DLI is the precursor to the forthcoming album from Gary, ‘From Coalfield to Battlefield’, which based on the 4 tracks from DLI I’m very much looking forward to.

Handsome Young Strangers: tHE BLEEDING BRIDGE

The Bleeding Bridge is five tracks of Aussie folk punk heaven. No frills, knock back another one folk with a punk attitude. There are three originals here, a cover of The Triffids “Wide Open Road” and a fantastic version of the Aussie standard “Limejuice Tab” – the song about sheep shearing  (not shagging) in New South Wales for us non bushrangers. Check’em out in all their handsomeness below.

Dropkick Murphys: Smash Shit Up (12”)

The Dropkick Murphys juggernaut gears up for their annual St. Patrick’s Day run of gigs with a new digital / 12” vinyl (white with gold wax) release. Smash Shit Up is classic DKM shout it out, sing along O’Hooligan Celtic-punk that completely plays to their base. Backed with the electro-pop, The Bonny…….just joking its a cover of Scottish folkster Gerry Cinnamon given the DKM treatment. The boys are back.

12″ 45-RPM color vinyl on


Bodh’aktan: Ride out the Storm

Could the new princes of hard Celtic rock be a bunch of French speaking Canadians? Seriously! I’m very, very impressed by Ride out the Storm, the 2018 English language album from these Québécois.

Ride out the Storm album opens with some short Celtic orchestration that would do Horslips proud then charging into a full fledged jig and roll drinking ode that is Nothing But A Game. Get Loud came as a complete throwback surprise back to me, classic 1980s radio friendly metal with a fiddle – this could have easily been a standout track on Mama’s Boys 1985 Power and Passion album (my first introduction of Celtic meets hard rock). The maritime Heave Away gives fellow Canucks, Great Big Sea, a run (sail?) for their money. While the legendary Paddy Moloney of The Chieftains guests on the traditional Black Velvet Band and having Paddy on your album is about the biggest endorsement you can get from one of the true greats. Ride out the storm is a magnificent Celtic-rocker and The Bridge another hard rock throwback while Reels is just that and shows Bodh’aktan can reel with the very best of ‘em.

In all, a really great album with top notch songs and musicians a tight as that ducks ass.  Very highly recommended.

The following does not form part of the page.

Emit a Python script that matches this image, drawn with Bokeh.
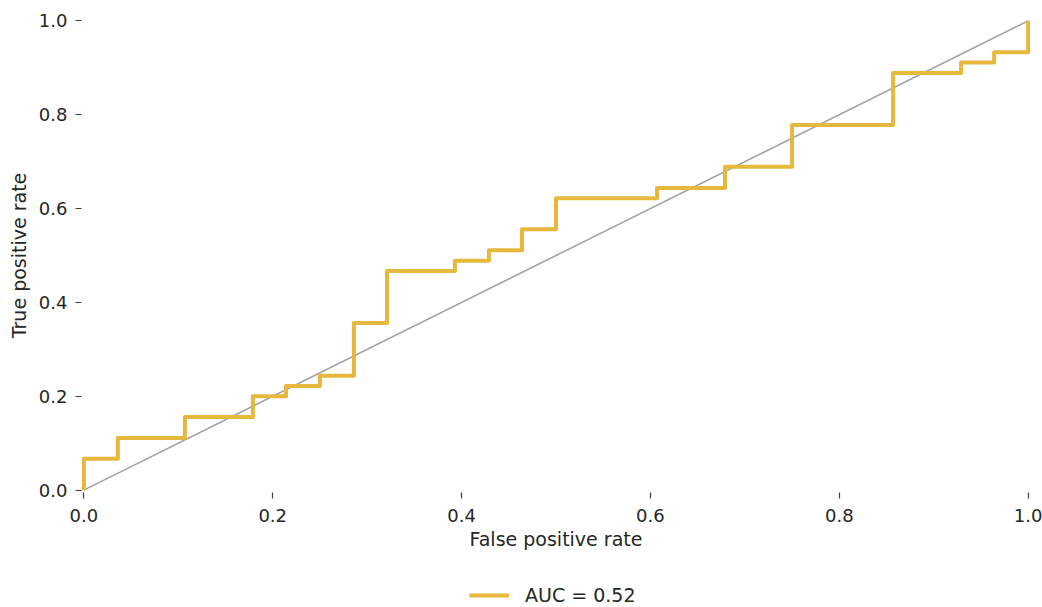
from bokeh.plotting import figure
from bokeh.layouts import column
from bokeh.models import Range1d, FixedTicker, PrintfTickFormatter, Legend, LegendItem
from bokeh.embed import file_html
from bokeh.resources import INLINE

# ROC curve corner points
fpr = [0.0, 0.0, 0.036, 0.036, 0.107, 0.107, 0.179, 0.179, 0.214, 0.214,
       0.25, 0.25, 0.286, 0.286, 0.321, 0.321, 0.393, 0.393, 0.429, 0.429,
       0.464, 0.464, 0.5, 0.5, 0.607, 0.607, 0.679, 0.679, 0.75, 0.75,
       0.857, 0.857, 0.929, 0.929, 0.964, 0.964, 1.0, 1.0]
tpr = [0.0, 0.067, 0.067, 0.111, 0.111, 0.156, 0.156, 0.2, 0.2, 0.222,
       0.222, 0.244, 0.244, 0.356, 0.356, 0.467, 0.467, 0.489, 0.489, 0.511,
       0.511, 0.556, 0.556, 0.622, 0.622, 0.644, 0.644, 0.689, 0.689, 0.778,
       0.778, 0.889, 0.889, 0.911, 0.911, 0.933, 0.933, 1.0]
chance_x = [0.0, 1.0]
chance_y = [0.0, 1.0]
ticks = [0.0, 0.2, 0.4, 0.6, 0.8, 1.0]
legend_label = "AUC = 0.52"

FONT = "DejaVu Sans"
FS_TICK = "18px"
FS_LAB = "19px"
TXT = "#262626"
ROC_COLOR = "#E6B83C"

p = figure(width=1042, height=565, output_backend="svg", toolbar_location=None,
           x_range=Range1d(-0.0025, 1.0025), y_range=Range1d(-0.005, 1.005),
           min_border_left=81, min_border_right=12, min_border_top=18, min_border_bottom=73)
p.outline_line_color = None
p.background_fill_color = "white"
p.border_fill_color = "white"
p.xgrid.visible = False
p.ygrid.visible = False

p.line(chance_x, chance_y, line_color="#a0a0a0", line_width=1.5)
p.line(fpr, tpr, line_color=ROC_COLOR, line_width=4, line_join="round")

for ax in (p.xaxis[0], p.yaxis[0]):
    ax.ticker = FixedTicker(ticks=ticks)
    ax.formatter = PrintfTickFormatter(format="%.1f")
    ax.axis_line_color = None
    ax.minor_tick_line_color = None
    ax.major_tick_in = 0
    ax.major_tick_line_color = "#404040"
    ax.major_tick_line_width = 1.2
    ax.major_label_text_font = FONT
    ax.major_label_text_font_size = FS_TICK
    ax.major_label_text_color = TXT
    ax.axis_label_text_font = FONT
    ax.axis_label_text_font_size = FS_LAB
    ax.axis_label_text_font_style = "normal"
    ax.axis_label_text_color = TXT

p.xaxis.axis_label = "False positive rate"
p.yaxis.axis_label = "True positive rate"
p.xaxis.major_tick_out = 6
p.yaxis.major_tick_out = 6
p.xaxis.major_label_standoff = 10
p.yaxis.major_label_standoff = 8
p.xaxis.axis_label_standoff = 3
p.yaxis.axis_label_standoff = 6

# legend strip below the chart
p2 = figure(width=1042, height=42, output_backend="svg", toolbar_location=None,
            min_border_left=0, min_border_right=0, min_border_top=0, min_border_bottom=0)
p2.outline_line_color = None
p2.border_fill_color = "white"
p2.background_fill_color = "white"
p2.axis.visible = False
p2.grid.visible = False
key = p2.line(fpr, tpr, line_color=ROC_COLOR, line_width=4, visible=False)

legend = Legend(items=[LegendItem(label=legend_label, renderers=[key])],
                location=(388, 1), orientation="horizontal",
                border_line_color=None, background_fill_alpha=0,
                padding=0, margin=0, glyph_width=40, glyph_height=20,
                label_height=20, label_standoff=16,
                label_text_font=FONT, label_text_font_size=FS_LAB, label_text_color=TXT)
p2.add_layout(legend, "center")

open("out.html", "w").write(file_html(column(p, p2, spacing=0), INLINE))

Mickey Rickshaw: Home in Song

I caught Mickey Rickshaw live for the first time earlier this year opening for The Tossers at the Middle East Club in Cambridge. The show was also the album release party for Home in Song, the Boston based Celtic punk outfits third full length album. Mickey Rickshaw are a massive band with 8 members, making a massive sound as they completely took over the small stage of the Middle East with a wall bodies creating a wall of Celtic-punk sound. The live sound translates very well to the recorded sound here on Home in Song. If pushed I’d say that Mickey Rickshaw reminded me most of Blood or Whiskey with their mix of Celtic, punk and some ska. A band to watch out for.